SOURCE EXCERPT.
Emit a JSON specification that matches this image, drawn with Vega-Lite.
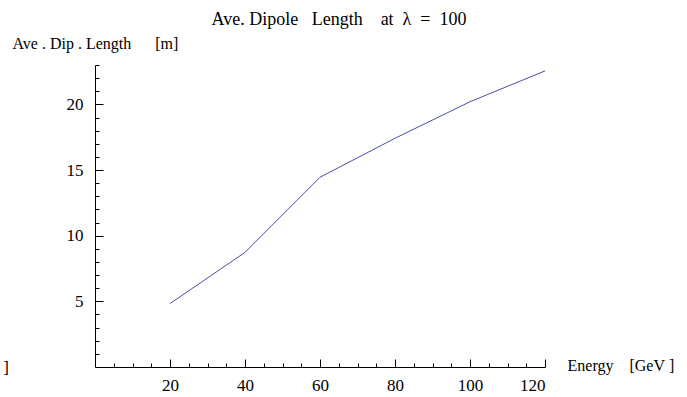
{
  "$schema": "https://vega.github.io/schema/vega-lite/v6.json",
  "width": 450,
  "height": 302,
  "autosize": {"type": "none"},
  "padding": {"left": 95, "top": 65, "right": 142, "bottom": 30},
  "background": "white",
  "config": {
    "view": {"stroke": null},
    "font": "Liberation Serif",
    "axis": {"labelFont": "Liberation Serif", "titleFont": "Liberation Serif", "grid": false, "domainColor": "black", "tickColor": "black", "labelColor": "black", "titleColor": "black", "titleFontWeight": "normal", "labelFontSize": 17, "titleFontSize": 16}
  },
  "title": {"text": "Ave.\u00a0Dipole\u00a0\u00a0\u00a0Length\u00a0\u00a0\u00a0\u00a0at\u00a0\u00a0λ\u00a0\u00a0=\u00a0\u00a0100", "font": "Liberation Serif", "fontSize": 18, "fontWeight": "normal", "color": "black", "anchor": "middle", "dx": 19, "frame": "group", "offset": 6},
  "data": {"values": [
    {"Energy": 20, "Length": 4.83},
    {"Energy": 40, "Length": 8.73},
    {"Energy": 60, "Length": 14.45},
    {"Energy": 80, "Length": 17.42},
    {"Energy": 100, "Length": 20.2},
    {"Energy": 120, "Length": 22.55}
  ]},
  "resolve": {"axis": {"x": "independent", "y": "independent"}},
  "layer": [
    {
      "mark": {"type": "line", "color": "#4d4dab", "strokeWidth": 1},
      "encoding": {
        "x": {"field": "Energy", "type": "quantitative", "scale": {"domain": [0, 120], "nice": false},
          "axis": {"orient": "bottom", "values": [20, 40, 60, 80, 100, 120], "tickSize": -8, "labelPadding": 26, "labelBaseline": "middle", "domainWidth": 1,
            "title": "Energy\u00a0\u00a0\u00a0\u00a0[GeV\u00a0]", "titleAngle": 0, "titleX": 472, "titleY": -2, "titleAlign": "left", "titleBaseline": "middle"}},
        "y": {"field": "Length", "type": "quantitative", "scale": {"domain": [0, 23], "nice": false},
          "axis": {"orient": "left", "values": [5, 10, 15, 20], "tickSize": -8, "labelPadding": 20, "domainWidth": 1,
            "title": "Ave\u00a0.\u00a0Dip\u00a0.\u00a0Length\u00a0\u00a0\u00a0\u00a0\u00a0\u00a0[m]", "titleAngle": 0, "titleX": -83, "titleY": -22, "titleAlign": "left", "titleBaseline": "middle"}}
      }
    },
    {
      "mark": {"type": "line", "opacity": 0},
      "encoding": {
        "x": {"field": "Energy", "type": "quantitative",
          "axis": {"orient": "bottom", "values": [5, 10, 15, 25, 30, 35, 45, 50, 55, 65, 70, 75, 85, 90, 95, 105, 110, 115], "tickSize": -4, "labels": false, "domain": false, "title": null}},
        "y": {"field": "Length", "type": "quantitative",
          "axis": {"orient": "left", "values": [1, 2, 3, 4, 6, 7, 8, 9, 11, 12, 13, 14, 16, 17, 18, 19, 21, 22, 23], "tickSize": -4, "labels": false, "domain": false, "title": null}}
      }
    },
    {
      "data": {"values": [{"Energy": -24.5, "Length": -0.1, "label": "]"}]},
      "mark": {"type": "text", "font": "Liberation Serif", "fontSize": 17, "align": "left", "baseline": "middle", "clip": false, "color": "black"},
      "encoding": {
        "x": {"field": "Energy", "type": "quantitative", "axis": null},
        "y": {"field": "Length", "type": "quantitative", "axis": null},
        "text": {"field": "label"}
      }
    }
  ]
}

WHAT THE TASK REQUIRES. Word for word, quote the lines above. Omit the pictures.

RESULT FOR THIS TASK.
Emit a JSON specification that matches this image, drawn with Vega-Lite.
{
  "$schema": "https://vega.github.io/schema/vega-lite/v6.json",
  "width": 450,
  "height": 302,
  "autosize": {"type": "none"},
  "padding": {"left": 95, "top": 65, "right": 142, "bottom": 30},
  "background": "white",
  "config": {
    "view": {"stroke": null},
    "font": "Liberation Serif",
    "axis": {"labelFont": "Liberation Serif", "titleFont": "Liberation Serif", "grid": false, "domainColor": "black", "tickColor": "black", "labelColor": "black", "titleColor": "black", "titleFontWeight": "normal", "labelFontSize": 17, "titleFontSize": 16}
  },
  "title": {"text": "Ave.\u00a0Dipole\u00a0\u00a0\u00a0Length\u00a0\u00a0\u00a0\u00a0at\u00a0\u00a0λ\u00a0\u00a0=\u00a0\u00a0100", "font": "Liberation Serif", "fontSize": 18, "fontWeight": "normal", "color": "black", "anchor": "middle", "dx": 19, "frame": "group", "offset": 6},
  "data": {"values": [
    {"Energy": 20, "Length": 4.83},
    {"Energy": 40, "Length": 8.73},
    {"Energy": 60, "Length": 14.45},
    {"Energy": 80, "Length": 17.42},
    {"Energy": 100, "Length": 20.2},
    {"Energy": 120, "Length": 22.55}
  ]},
  "resolve": {"axis": {"x": "independent", "y": "independent"}},
  "layer": [
    {
      "mark": {"type": "line", "color": "#4d4dab", "strokeWidth": 1},
      "encoding": {
        "x": {"field": "Energy", "type": "quantitative", "scale": {"domain": [0, 120], "nice": false},
          "axis": {"orient": "bottom", "values": [20, 40, 60, 80, 100, 120], "tickSize": -8, "labelPadding": 26, "labelBaseline": "middle", "domainWidth": 1,
            "title": "Energy\u00a0\u00a0\u00a0\u00a0[GeV\u00a0]", "titleAngle": 0, "titleX": 472, "titleY": -2, "titleAlign": "left", "titleBaseline": "middle"}},
        "y": {"field": "Length", "type": "quantitative", "scale": {"domain": [0, 23], "nice": false},
          "axis": {"orient": "left", "values": [5, 10, 15, 20], "tickSize": -8, "labelPadding": 20, "domainWidth": 1,
            "title": "Ave\u00a0.\u00a0Dip\u00a0.\u00a0Length\u00a0\u00a0\u00a0\u00a0\u00a0\u00a0[m]", "titleAngle": 0, "titleX": -83, "titleY": -22, "titleAlign": "left", "titleBaseline": "middle"}}
      }
    },
    {
      "mark": {"type": "line", "opacity": 0},
      "encoding": {
        "x": {"field": "Energy", "type": "quantitative",
          "axis": {"orient": "bottom", "values": [5, 10, 15, 25, 30, 35, 45, 50, 55, 65, 70, 75, 85, 90, 95, 105, 110, 115], "tickSize": -4, "labels": false, "domain": false, "title": null}},
        "y": {"field": "Length", "type": "quantitative",
          "axis": {"orient": "left", "values": [1, 2, 3, 4, 6, 7, 8, 9, 11, 12, 13, 14, 16, 17, 18, 19, 21, 22, 23], "tickSize": -4, "labels": false, "domain": false, "title": null}}
      }
    },
    {
      "data": {"values": [{"Energy": -24.5, "Length": -0.1, "label": "]"}]},
      "mark": {"type": "text", "font": "Liberation Serif", "fontSize": 17, "align": "left", "baseline": "middle", "clip": false, "color": "black"},
      "encoding": {
        "x": {"field": "Energy", "type": "quantitative", "axis": null},
        "y": {"field": "Length", "type": "quantitative", "axis": null},
        "text": {"field": "label"}
      }
    }
  ]
}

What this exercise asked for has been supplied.